Regia di Ermanno Olmi vedi scheda film
Ancora un lutto grave per il nostro cinema: se n'è andato Ermanno Olmi. Mi piace rendergli omaggio con una mia vecchia recensione del novembre 2014.
Ispirandosi ai racconti di guerra del grande Federico De Roberto, compresi sotto il titolo La paura, quest’ultimo lavoro di Ermanno Olmi si colloca, secondo me molto opportunamente, fra le riflessioni, i dibattiti e le manifestazioni che si sono svolte per il centenario dallo scoppio della prima guerra mondiale in Europa (1914), che precede di un anno l’entrata in guerra del nostro paese a fianco delle potenze dell’Intesa. In un piccolo film di soli 80 minuti, il regista ci fa vivere il dolore e l’angoscia di quella guerra orribile che già nel 1914 era stata, principalmente, guerra di trincea, e che questo carattere aveva mantenuto anche sul fronte italiano, poiché sugli altipiani delle colline carsiche si erano attestate le nostre truppe e lì erano state scavate le trincee che a queste davano rifugio: nelle trincee si dormiva, si distribuiva la posta (quanto attesa!), si mangiava, ci si ammalava, si veniva curati alla meglio e, soprattutto si moriva. In un bellissimo bianco e nero, il regista ci racconta la nostalgia, il dolore e l’angoscia claustrofobica dentro ai cunicoli in cui vivevano i soldati; la sporcizia e le malattie, nonché le mitragliate che li decimavano, non appena tentassero qualche sortita all’aria aperta. Non mancano nel film gli accenni agli ordini irresponsabili e disumani degli alti comandi militari, che, impartiti per conquistare pochi metri di terreno, esponevano a morte sicura i militari costretti all’obbedienza, dai giovani ufficiali, che talvolta tentavano a loro rischio di ribellarsi per salvaguardare le vite dei giovani a loro affidati, ai soldati, che, uno dopo l’altro venivano fatti uscire dalla trincea e cadevano falciati dai colpi di mitra. Ai morti, crivellati di colpi, si aggiungevano numerosi suicidi o molti casi di autolesionismo, estremo e disperato gesto per sottrarsi al tremendo macello. I prati certamente sarebbero rifioriti nel bellissimo paesaggio del fronte ma, a chi, dopo questa guerra, li avrebbe rivisti in pieno rigoglio, il film vuole ricordare il dolore e le sofferenze costati a troppi giovani caduti.
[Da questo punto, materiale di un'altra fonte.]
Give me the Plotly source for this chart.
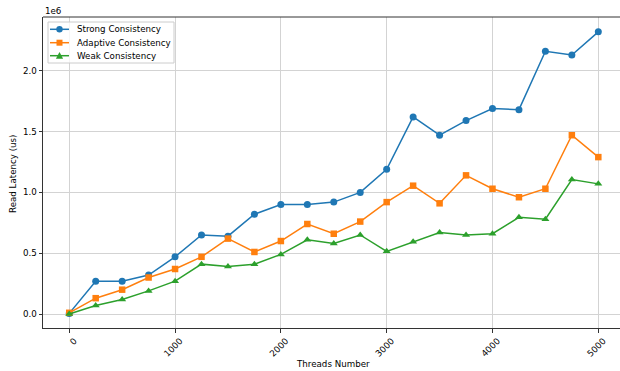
import plotly.graph_objects as go

# Thread counts on the x axis
threads = [0, 250, 500, 750, 1000, 1250, 1500, 1750, 2000, 2250, 2500,
           2750, 3000, 3250, 3500, 3750, 4000, 4250, 4500, 4750, 5000]

# Read latency (us) per consistency level
strong = [0.005e6, 0.27e6, 0.27e6, 0.32e6, 0.47e6, 0.65e6, 0.64e6, 0.82e6, 0.90e6, 0.90e6, 0.92e6,
          1.00e6, 1.19e6, 1.62e6, 1.47e6, 1.59e6, 1.69e6, 1.68e6, 2.16e6, 2.13e6, 2.32e6]
adaptive = [0.01e6, 0.13e6, 0.20e6, 0.30e6, 0.37e6, 0.47e6, 0.62e6, 0.51e6, 0.60e6, 0.74e6, 0.66e6,
            0.76e6, 0.92e6, 1.055e6, 0.91e6, 1.14e6, 1.03e6, 0.96e6, 1.03e6, 1.47e6, 1.29e6]
weak = [0.0, 0.07e6, 0.12e6, 0.19e6, 0.27e6, 0.41e6, 0.39e6, 0.41e6, 0.49e6, 0.61e6, 0.58e6,
        0.65e6, 0.515e6, 0.595e6, 0.67e6, 0.65e6, 0.66e6, 0.795e6, 0.78e6, 1.105e6, 1.07e6]

series_names = ["Strong Consistency", "Adaptive Consistency", "Weak Consistency"]
series_colors = ["#1f77b4", "#ff7f0e", "#2ca02c"]
series_symbols = ["circle", "square", "triangle-up"]

x_ticks = [0, 1000, 2000, 3000, 4000, 5000]
y_ticks = [0, 0.5e6, 1.0e6, 1.5e6, 2.0e6]
y_tick_text = ["0.0", "0.5", "1.0", "1.5", "2.0"]

W, H = 620, 371
L, R, T, B = 43, 0, 17, 43
PW, PH = W - L - R, H - T - B
FONT = "DejaVu Sans"
FS = 8.7


def px_x(px):
    return (px - L) / PW


def px_y(py):
    return (H - B - py) / PH


fig = go.Figure()
for name, ys, col, sym in zip(series_names, [strong, adaptive, weak], series_colors, series_symbols):
    fig.add_trace(go.Scatter(
        x=threads, y=ys, name=name, mode="lines+markers",
        line=dict(color=col, width=1.5),
        marker=dict(symbol=sym, size=7 if sym != "square" else 6.5, color=col, line=dict(width=0)),
        showlegend=False,
    ))

shapes = []
annotations = []

# Top frame line (no right frame line in view)
shapes.append(dict(type="line", xref="paper", yref="paper", x0=0, x1=1, y0=1, y1=1,
                   line=dict(color="#333333", width=1), layer="above"))

# Legend box
shapes.append(dict(type="rect", xref="paper", yref="paper",
                   x0=px_x(48), x1=px_x(174), y0=px_y(63), y1=px_y(22),
                   fillcolor="rgba(255,255,255,0.8)", line=dict(color="#cccccc", width=1),
                   layer="above"))
rows = [29.3, 42.7, 55.7]
for py, name, col, sym in zip(rows, series_names, series_colors, series_symbols):
    shapes.append(dict(type="line", xref="paper", yref="paper",
                       x0=px_x(50), x1=px_x(69), y0=px_y(py), y1=px_y(py),
                       line=dict(color=col, width=1.5), layer="above"))
    common = dict(xref="paper", yref="paper", xsizemode="pixel", ysizemode="pixel",
                  xanchor=px_x(59.5), yanchor=px_y(py), fillcolor=col,
                  line=dict(width=0), layer="above")
    if sym == "circle":
        shapes.append(dict(type="circle", x0=-3.2, x1=3.2, y0=-3.2, y1=3.2, **common))
    elif sym == "square":
        shapes.append(dict(type="rect", x0=-3, x1=3, y0=-3, y1=3, **common))
    else:
        shapes.append(dict(type="path", path="M-3.6,-3 L3.6,-3 L0,3.6 Z", **common))
    annotations.append(dict(text=name, xref="paper", yref="paper", x=px_x(75), y=px_y(py),
                            xanchor="left", yanchor="middle", showarrow=False,
                            font=dict(family=FONT, size=FS, color="#000000")))

# Axis titles and offset label
annotations.append(dict(text="Threads Number", xref="paper", yref="paper",
                        x=px_x(333), y=px_y(364), xanchor="center", yanchor="middle",
                        showarrow=False, font=dict(family=FONT, size=FS, color="#000000")))
annotations.append(dict(text="Read Latency (us)", xref="paper", yref="paper",
                        x=px_x(13), y=px_y(174), xanchor="center", yanchor="middle",
                        textangle=-90, showarrow=False,
                        font=dict(family=FONT, size=FS, color="#000000")))
annotations.append(dict(text="1e6", xref="paper", yref="paper",
                        x=px_x(43), y=px_y(11), xanchor="left", yanchor="middle",
                        showarrow=False, font=dict(family=FONT, size=FS, color="#000000")))

fig.update_layout(
    width=W, height=H, autosize=False,
    margin=dict(l=L, r=R, t=T, b=B, pad=0),
    paper_bgcolor="white", plot_bgcolor="white",
    font=dict(family=FONT, size=FS, color="#000000"),
    shapes=shapes, annotations=annotations,
    showlegend=False,
)
fig.update_xaxes(
    range=[-248, 5205], tickvals=x_ticks, ticktext=[str(v) for v in x_ticks],
    tickangle=-45, ticks="outside", ticklen=3.5, tickwidth=1, tickcolor="#333333",
    ticklabelshift=5, ticklabelstandoff=0,
    showgrid=True, gridcolor="#d3d3d3", gridwidth=1,
    showline=True, linecolor="#333333", linewidth=1, mirror=False,
    zeroline=False, tickfont=dict(family=FONT, size=FS, color="#000000"),
)
fig.update_yaxes(
    range=[-0.1151e6, 2.442e6], tickvals=y_ticks, ticktext=y_tick_text,
    ticks="outside", ticklen=3.5, tickwidth=1, tickcolor="#333333",
    showgrid=True, gridcolor="#d3d3d3", gridwidth=1,
    showline=True, linecolor="#333333", linewidth=1, mirror=False,
    zeroline=False, tickfont=dict(family=FONT, size=FS, color="#000000"),
)

fig.write_html("out.html", config={"displayModeBar": False})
Olmi ci aveva già raccontato, in passato, l’orrore della guerra, quando nel 2001 aveva girato il bellissimo film Il mestiere delle armi, narrandoci una guerra diversa ma non meno crudele: quella dei capitani di ventura e delle truppe mercenarie al loro seguito. Allora egli aveva capovolto il tradizionale giudizio storico-letterario, da Petrarca a Machiavelli, circa l’inaffidabilità di quei combattenti, raccontando la vita e la morte atroce di Giovanni dalle Bande nere, tradito dai Signori di Ferrara, per i quali stava prestando servizio.
Quel vecchio film costituisce, insieme a questo un indispensabile contributo alla cultura di pace di cui tutti noi, spero, sentiamo la necessità.